Le 2 mars 1943 une manifestation dégénère à Corte. La soupe au lait, plat traditionnel du repas du soir n’est plus assurée. Une foule d’environ mille personnes se fait houleuse. Des cris hostiles à l’Administration, des jets de pierres, montrent le sens politique du mouvement. Des « meneurs » pro-gaullistes sont arrêtés. Le maire est suspecté.

Le 17 mars 1943, le Préfet réduit de 50 % la ration de pain à la suite de l’interruption des relations maritimes entre la Corse et le continent depuis trois semaines. Cinq jours après, 200 femmes bastiaises manifestent, suivies des élèves du lycée. Le caractère politique d’une manifestation de 2.000 personnes est mis en avant par l’Administration. 17 patriotes sont arrêtés mais aussi des espions à la solde de l’irrédentisme. L’affaire est assez grave pour que le Préfet lance un appel à la population, dénonçant le blocus anglo-saxon, les spéculateurs du marché noir et ceux « qui travaillent sournoisement à déformer les faits dans l’intérêt d’une propagande politique ».

Cependant, la délibération du Conseil municipal de Bastia du 19 mars dénonçait déjà les déficiences du ravitaillement et notamment le fait qu’on laissât s’avarier les denrées bloquées, réclamant un plan d’ensemble et un personnel compétent.

La participation des élèves de Bastia aux événements des 22, 23 et 24 mars entraîne la suspension des cours. Les parents doivent faire savoir à l’Administration si leurs enfants continuent leurs études.

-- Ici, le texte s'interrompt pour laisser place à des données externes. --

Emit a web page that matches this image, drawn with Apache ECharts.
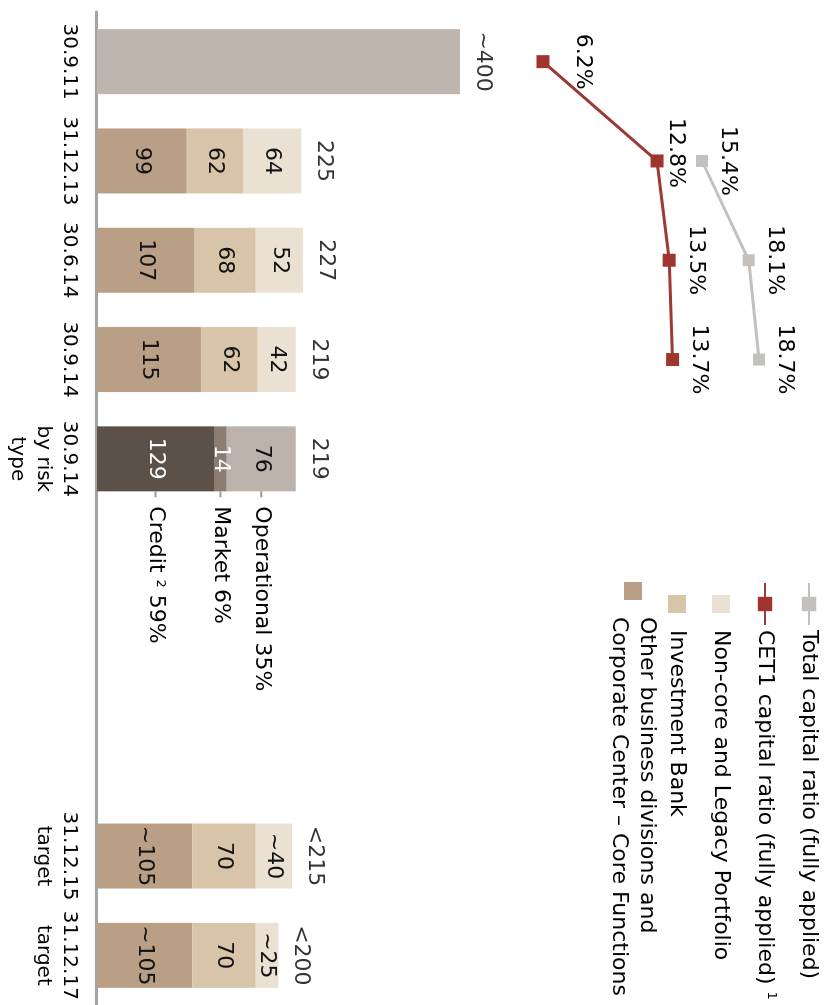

Les Lycées ont manifesté leur mécontentement sur l’insuffisance de la nourriture et affirmé leur solidarité envers 6 camarades punis. Un tract clandestin du Front patriotique des jeunes les félicite et réaffirme le lien entre la pénurie, les traîtres de Vichy et les occupants.

Le torpillage du « Général Bonaparte » le 19 mai 1943 marque à la fois la proximité de la guerre et la précarité des liens et du ravitaillement avec le continent. Plus de 150 morts sont dénombrés dont la femme du Préfet. Les journaux fournissent des détails émouvants du « forfait britannique » et le service funèbre à la mémoire des victimes associe la Mairie d’Ajaccio, la Préfecture, les légionnaires et le groupe « Collaboration ». Une souscription publique est ouverte au profit des victimes et de leurs familles. A la suite du torpillage, l’équipage du « Cap Corse » refuse de partir sans escorte ou à condition de refuser la présence italienne à bord.